“Human Traficking”, Jembatani Mata Kuliah Retorika

[www.uinsgd.ac.id] – Human Trafficking atau perdagangan manusia bagaikan isu yang mengapung dan terkadang tenggelam dalam kehidupan masyarakat dan dinamika kenegaraan. Padahal, kejadian-kejadian penjualan manusia saat ini boleh dibilang sudah memasuki masa krisis. Apalagi, penyebaran dan perlakuannya sudah semakin berbahaya bahkan karena korban paling potensial adalah wanita muda dan anak-anak. Apa yang bisa dilakukan untuk menghentikannya?.

Pertanyaan tersebut, menjadi stimulus terbuka dalam seminar yang diselenggarakan oleh Jurusan Bimbingan dan Penyuluhan Islam, pada Senin (18/06 2012) yang  bertempat di Aula Fakultas Dakwah dan Komunikasi.

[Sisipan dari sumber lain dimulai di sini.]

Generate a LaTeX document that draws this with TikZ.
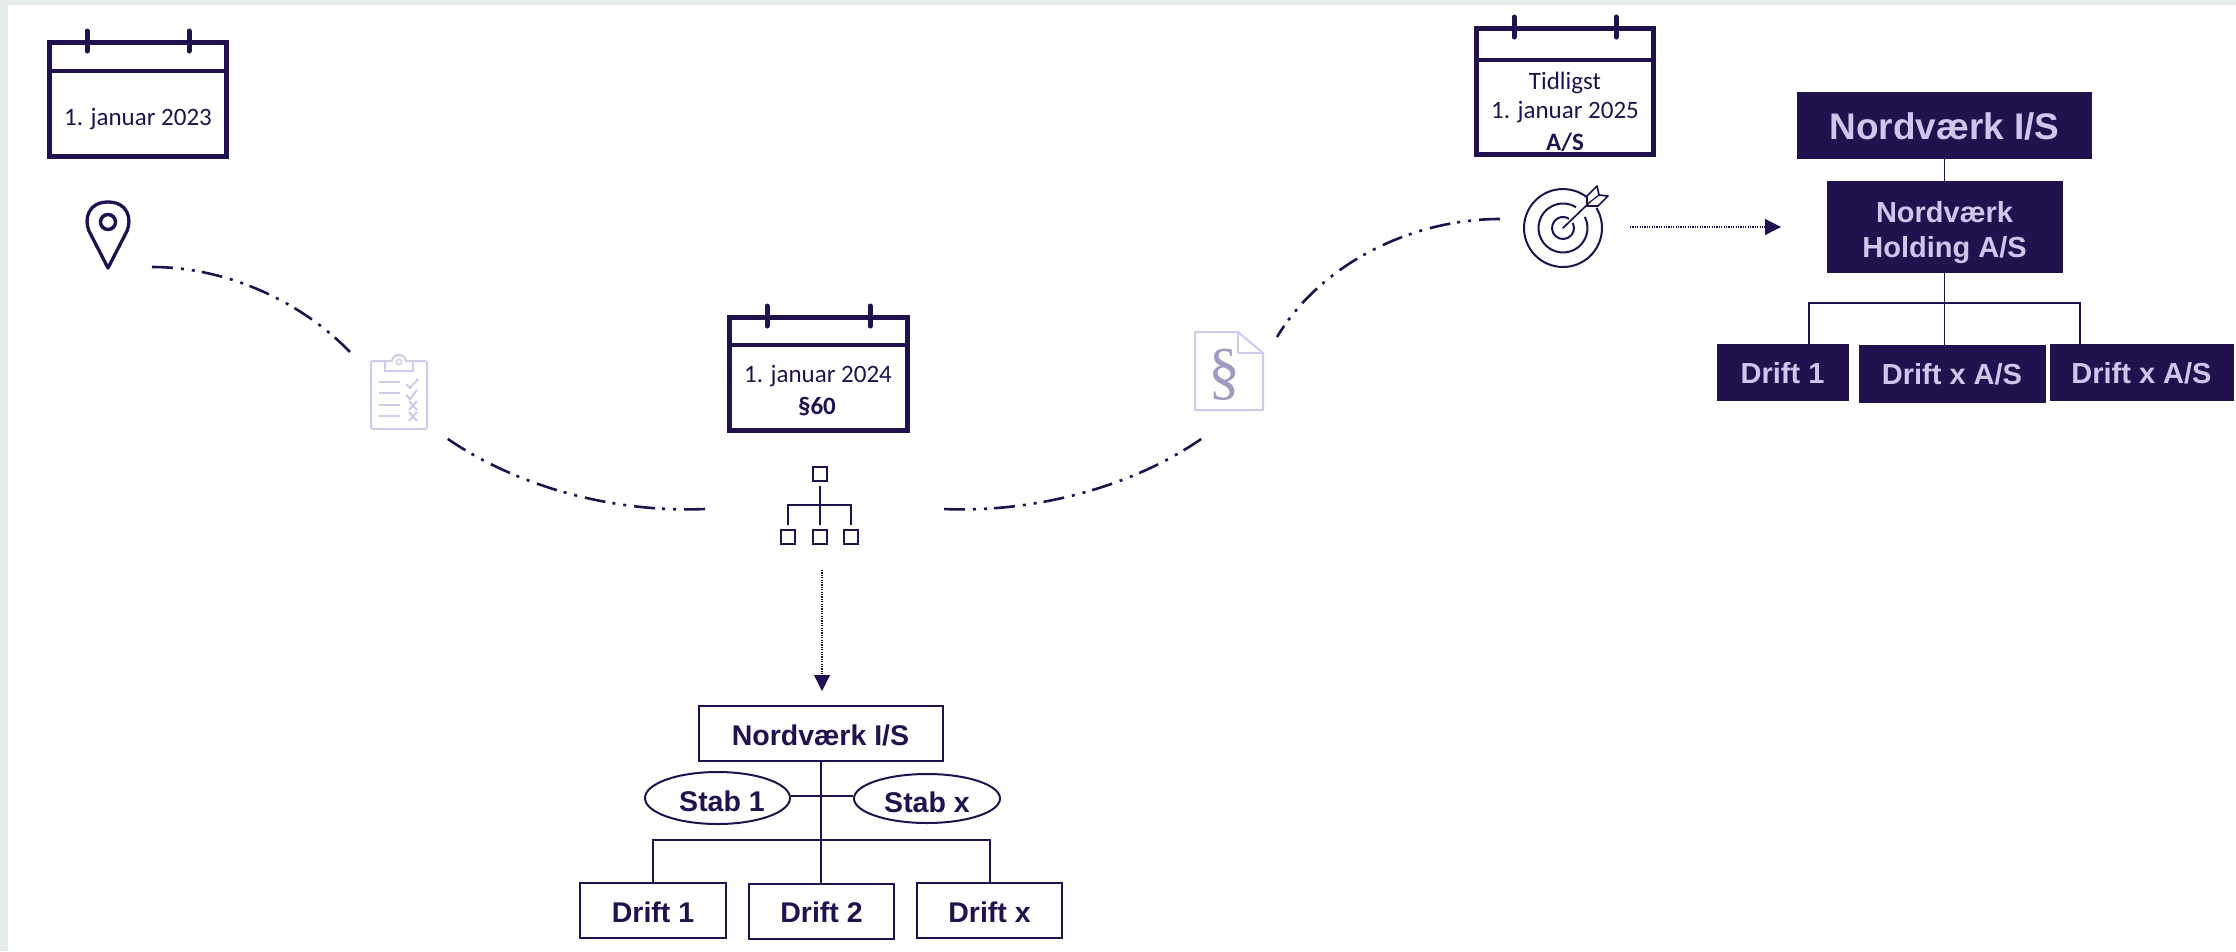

Menghadirkan keynote speaker,   Jujun Junaedi,  seorang dai kondang yang didampingi oleh Aep Kusnawan selaku Ketua Jurusan BPI, Dudi imanuddin Sekjur BPI dan sejumlah dosen serta mahasisiwa dari semua jurusan Fakultas Dakwah dan komunikasi.

Seminar ini merupakan praktik ujian akhir semester  dalam Mata Kuliah Retorika pada jurusan BPI dengan dosen pengampu Drs. Jujun Junaedi. Sementara human trafficking menjadi materi utama dalam ujian tersebut. “Pengaruh retorika pada orang yang pernah mengalami human trafficking yaitu supaya dapat menjaga dan mengelola hubungan dengan sesamanya sehingga dapat berhungan kembali dengan baik.  pelajari Retorika dan amalkan supaya menunjang kehidupan diantara manusia”, Papar Jujun.

“Definisi perdagangan wanita dan anak-anak menurut PBB dan ODCCP (Office for Drug Control and Crime Prevention)  adalah Perekrutan, pengiriman, pemindahan, penampungan, atau penerimaan seseorang, dengan ancaman, atau penggunaan kekerasan, atau bentuk-bentuk pemaksaan lain, penculikan, penipuan, kecurangan, penyalahgunaan kekuasaan atau posisi rentan, memberi atau menerima bayaran atau manfaat untuk memperoleh ijin dari orang yang mempunyai wewenang atas orang lain, untuk tujuan eksploitasi”, lanjutnya.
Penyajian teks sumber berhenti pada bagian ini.